Written instruction:
Report how many lines contain "that". The answer is a single number.

Records from a collection:
--- START ---

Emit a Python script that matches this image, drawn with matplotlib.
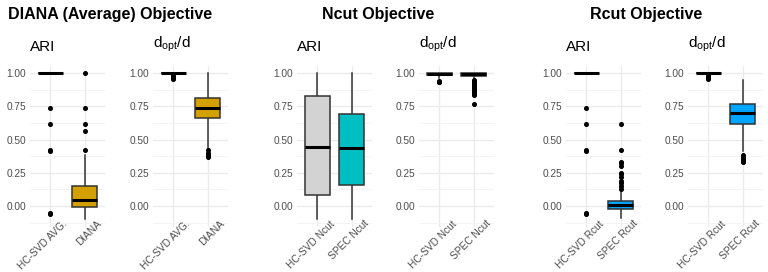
import matplotlib
matplotlib.use("Agg")
import matplotlib.pyplot as plt
from matplotlib.transforms import ScaledTranslation

plt.rcParams['font.family'] = ['Liberation Sans', 'DejaVu Sans']
plt.rcParams['mathtext.fontset'] = 'custom'
plt.rcParams['mathtext.rm'] = 'Liberation Sans'
plt.rcParams['mathtext.it'] = 'Liberation Sans'

# group titles
groups = ['DIANA (Average) Objective', 'Ncut Objective', 'Rcut Objective']
metrics = ['ARI', r'$\mathregular{d_{opt}/d}$']

# box labels per group
labels_diana = ['HC-SVD AVG.', 'DIANA']
labels_ncut = ['HC-SVD Ncut', 'SPEC Ncut']
labels_rcut = ['HC-SVD Rcut', 'SPEC Rcut']

fill_diana = ['#D4A000', '#D4A000']
fill_ncut = ['#D3D3D3', '#00BFC4']
fill_rcut = ['#00A5FF', '#00A5FF']

# box statistics: (whislo, q1, med, q3, whishi, fliers)
diana_ari = [
    (1.0, 1.0, 1.0, 1.0, 1.0, [0.74, 0.62, 0.42, 0.41, -0.05, -0.06]),
    (-0.095, -0.008, 0.043, 0.15, 0.38, [0.42, 0.565, 0.62, 0.74, 1.0]),
]
diana_dopt = [
    (1.0, 1.0, 1.0, 1.0, 1.0, [0.99, 0.98, 0.97, 0.962, 0.956]),
    (0.43, 0.66, 0.74, 0.81, 1.0, [0.42, 0.40, 0.385, 0.37]),
]
ncut_ari = [
    (-0.1, 0.085, 0.44, 0.83, 1.0, []),
    (-0.1, 0.155, 0.435, 0.69, 1.0, []),
]
ncut_dopt = [
    (0.965, 0.983, 0.99, 0.997, 1.0, [0.94, 0.935, 0.93]),
    (0.955, 0.98, 0.99, 0.997, 1.0, [0.95, 0.94, 0.93, 0.92, 0.91, 0.90, 0.89,
                                     0.88, 0.87, 0.86, 0.85, 0.84, 0.835, 0.77]),
]
rcut_ari = [
    (1.0, 1.0, 1.0, 1.0, 1.0, [0.74, 0.62, 0.42, 0.41, -0.05, -0.06]),
    (-0.09, -0.022, 0.005, 0.035, 0.11, [0.13, 0.15, 0.17, 0.19, 0.22, 0.24,
                                          0.25, 0.30, 0.32, 0.33, 0.42, 0.62]),
]
rcut_dopt = [
    (1.0, 1.0, 1.0, 1.0, 1.0, [0.99, 0.98, 0.97, 0.962, 0.956]),
    (0.41, 0.62, 0.70, 0.77, 0.945, [0.38, 0.37, 0.355, 0.34, 0.33]),
]

panels = [
    (diana_ari, labels_diana, fill_diana),
    (diana_dopt, labels_diana, fill_diana),
    (ncut_ari, labels_ncut, fill_ncut),
    (ncut_dopt, labels_ncut, fill_ncut),
    (rcut_ari, labels_rcut, fill_rcut),
    (rcut_dopt, labels_rcut, fill_rcut),
]

W, H = 768, 272
fig = plt.figure(figsize=(W / 100, H / 100), dpi=100)

lefts = [30, 153, 297, 419, 566, 688]
pw = 75
top_px, bot_px = 65.7, 226.6
shift = ScaledTranslation(12 / 100, 8 / 100, fig.dpi_scale_trans)

for i, (stats, labels, fills) in enumerate(panels):
    ax = fig.add_axes([lefts[i] / W, 1 - bot_px / H, pw / W, (bot_px - top_px) / H])
    bx = []
    for lo, q1, med, q3, hi, fl in stats:
        bx.append(dict(whislo=lo, q1=q1, med=med, q3=q3, whishi=hi, fliers=fl))
    art = ax.bxp(bx, positions=[1, 2], widths=0.75, patch_artist=True,
                 showcaps=False,
                 boxprops=dict(edgecolor='#333333', linewidth=1.1),
                 whiskerprops=dict(color='#333333', linewidth=1.1),
                 medianprops=dict(color='black', linewidth=2.2),
                 flierprops=dict(marker='o', markerfacecolor='black',
                                 markeredgecolor='black', markersize=2.6))
    for p, c in zip(art['boxes'], fills):
        p.set_facecolor(c)
        p.set_zorder(3)
    for m in art['medians']:
        m.set_zorder(4)
        m.set_solid_capstyle('butt')
    ax.set_xlim(0.4, 2.6)
    ax.set_ylim(-0.155, 1.055)
    ax.set_yticks([0, 0.25, 0.5, 0.75, 1.0])
    ax.set_yticklabels(['0.00', '0.25', '0.50', '0.75', '1.00'])
    ax.set_yticks([-0.125, 0.125, 0.375, 0.625, 0.875], minor=True)
    ax.set_xticks([1, 2])
    ax.set_xticklabels([])
    # rotated category labels, placed like ggplot's angle=45, hjust=1
    for pos, lab in zip([1, 2], labels):
        ax.text(pos, 0, lab, transform=ax.get_xaxis_transform() + shift,
                rotation=45, ha='right', va='top', rotation_mode='anchor',
                fontsize=7.3, color='#4D4D4D')
    ax.grid(True, which='major', color='#EBEBEB', linewidth=1.0, zorder=0)
    ax.grid(True, which='minor', axis='y', color='#F3F3F3', linewidth=0.6, zorder=0)
    ax.set_axisbelow(True)
    for s in ax.spines.values():
        s.set_visible(False)
    ax.tick_params(which='both', length=0, colors='#4D4D4D')
    ax.tick_params(axis='y', labelsize=7.3, pad=3)
    ax.text(0, 1.07, metrics[i % 2], transform=ax.transAxes, fontsize=11,
            ha='left', va='bottom', color='black')

fig.text(8 / W, 1 - 19 / H, groups[0], fontsize=11.5, fontweight='bold', ha='left', va='baseline')
fig.text(378 / W, 1 - 19 / H, groups[1], fontsize=11.5, fontweight='bold', ha='center', va='baseline')
fig.text(646 / W, 1 - 19 / H, groups[2], fontsize=11.5, fontweight='bold', ha='center', va='baseline')

fig.savefig('out.png', dpi=100, facecolor='white')
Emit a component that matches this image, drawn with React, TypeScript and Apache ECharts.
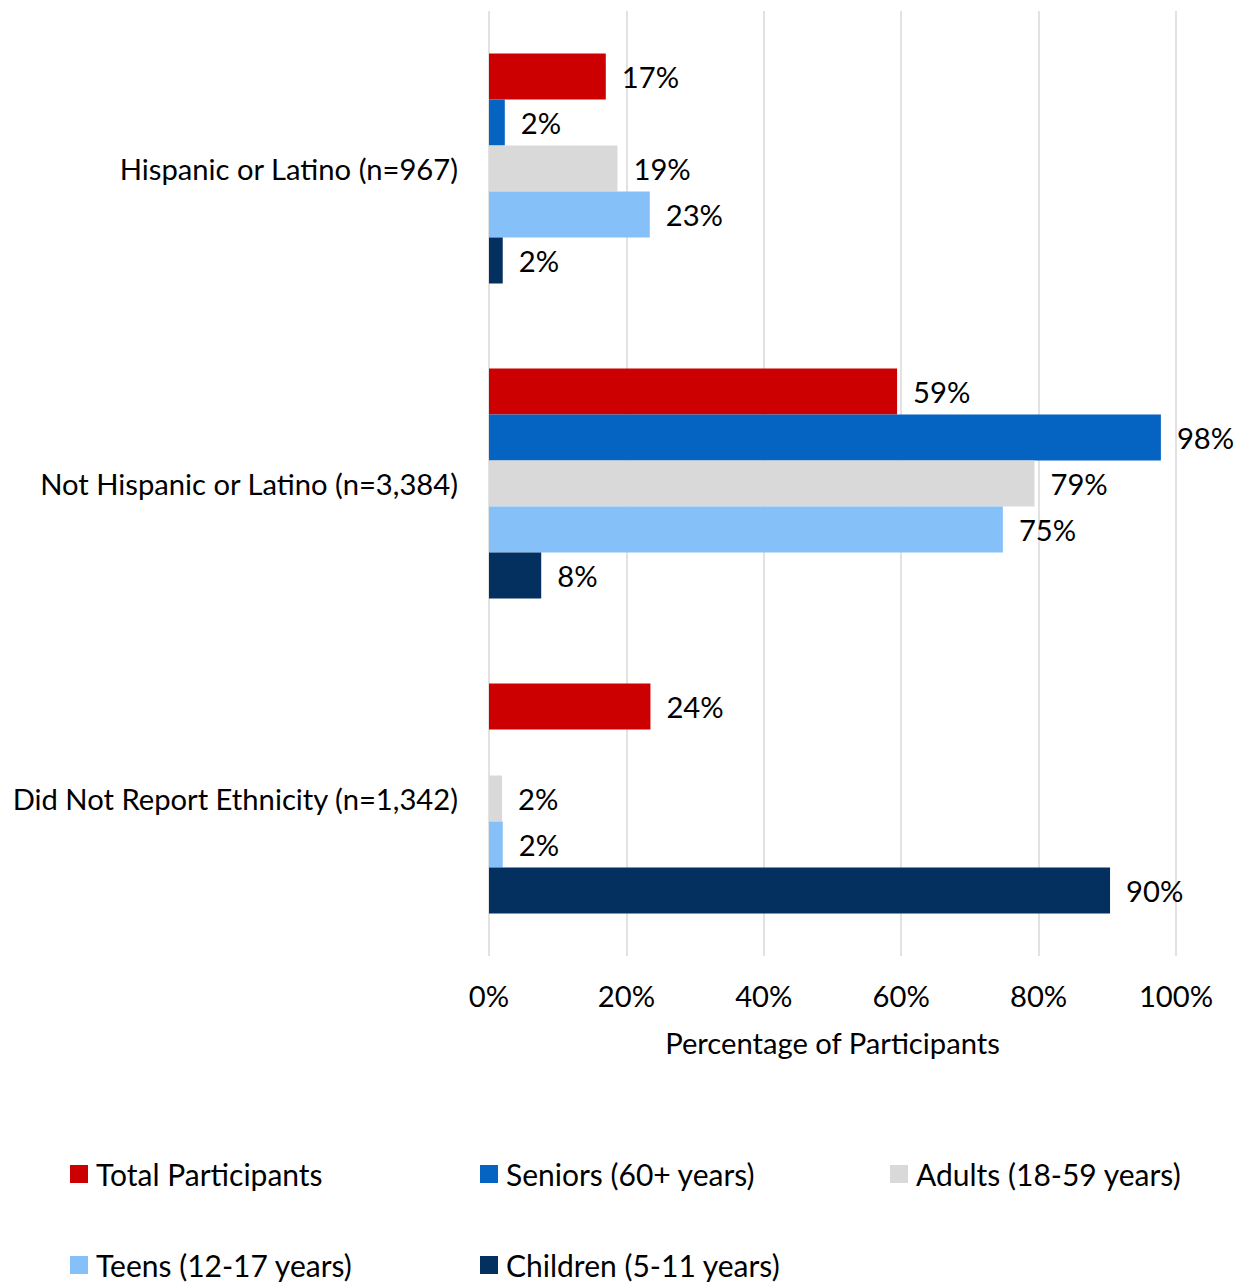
import React, { useEffect, useRef } from "react";
import * as echarts from "echarts";

const categories = [
  "Hispanic or Latino (n=967)",
  "Not Hispanic or Latino (n=3,384)",
  "Did Not Report Ethnicity (n=1,342)",
];
const seriesNames = [
  "Total Participants",
  "Seniors (60+ years)",
  "Adults (18-59 years)",
  "Teens (12-17 years)",
  "Children (5-11 years)",
];
const totalValues = [17.0, 59.4, 23.5];
const seniorValues: (number | null)[] = [2.3, 97.8, null];
const adultValues = [18.7, 79.4, 1.9];
const teenValues = [23.4, 74.8, 2.0];
const childValues = [2.0, 7.6, 90.4];
const seriesColors = ["#CC0000", "#0563C1", "#D9D9D9", "#85C0F9", "#03305F"];
const xTicks = [0, 20, 40, 60, 80, 100];

const FONT = "Lato";
const FS = 29.2;

export default function App() {
  const ref = useRef<HTMLDivElement>(null);
  useEffect(() => {
    document.body.style.margin = "0";
    if (!ref.current) return;
    const chart = echarts.init(ref.current, undefined, { renderer: "svg" });
    const values = [totalValues, seniorValues, adultValues, teenValues, childValues];
    const legendPos = [
      { left: 70, top: 1158 },
      { left: 480, top: 1158 },
      { left: 890, top: 1158 },
      { left: 70, top: 1249 },
      { left: 480, top: 1249 },
    ];
    chart.setOption({
      animation: false,
      textStyle: { fontFamily: FONT },
      grid: { left: 489, top: 11, width: 687, height: 945, containLabel: false },
      xAxis: {
        type: "value",
        min: 0,
        max: 100,
        interval: 20,
        axisLine: { show: false },
        axisTick: { show: false },
        axisLabel: {
          margin: 25,
          fontSize: FS,
          color: "#000",
          fontFamily: FONT,
          formatter: (v: number) => (xTicks.includes(v) ? `${v}%` : ""),
        },
        splitLine: { show: true, lineStyle: { color: "#D9D9D9", width: 1.5 } },
        name: "Percentage of Participants",
        nameLocation: "middle",
        nameGap: 72,
        nameTextStyle: { fontSize: FS, color: "#000", fontFamily: FONT },
      },
      yAxis: {
        type: "category",
        inverse: true,
        data: categories,
        axisLine: { show: false },
        axisTick: { show: false },
        axisLabel: { margin: 31, fontSize: FS, color: "#000", fontFamily: FONT },
      },
      legend: legendPos.map((p, i) => ({
        data: [seriesNames[i]],
        left: p.left,
        top: p.top,
        padding: 0,
        itemWidth: 18,
        itemHeight: 18,
        itemGap: 9,
        icon: "rect",
        selectedMode: false,
        textStyle: { fontSize: 30, color: "#000", fontFamily: FONT, lineHeight: 32, padding: [0, 0, 0, 3] },
      })),
      series: seriesNames.map((name, i) => ({
        name,
        type: "bar",
        data: values[i],
        barWidth: 46,
        barGap: "0%",
        itemStyle: { color: seriesColors[i] },
        label: {
          show: true,
          position: "right",
          distance: 16,
          fontSize: FS,
          color: "#000",
          fontFamily: FONT,
          formatter: (p: any) => `${Math.round(p.value)}%`,
        },
      })),
    });
    return () => chart.dispose();
  }, []);
  return <div ref={ref} style={{ width: 1245, height: 1284 }} />;
}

--- END ---

Complete answer:
2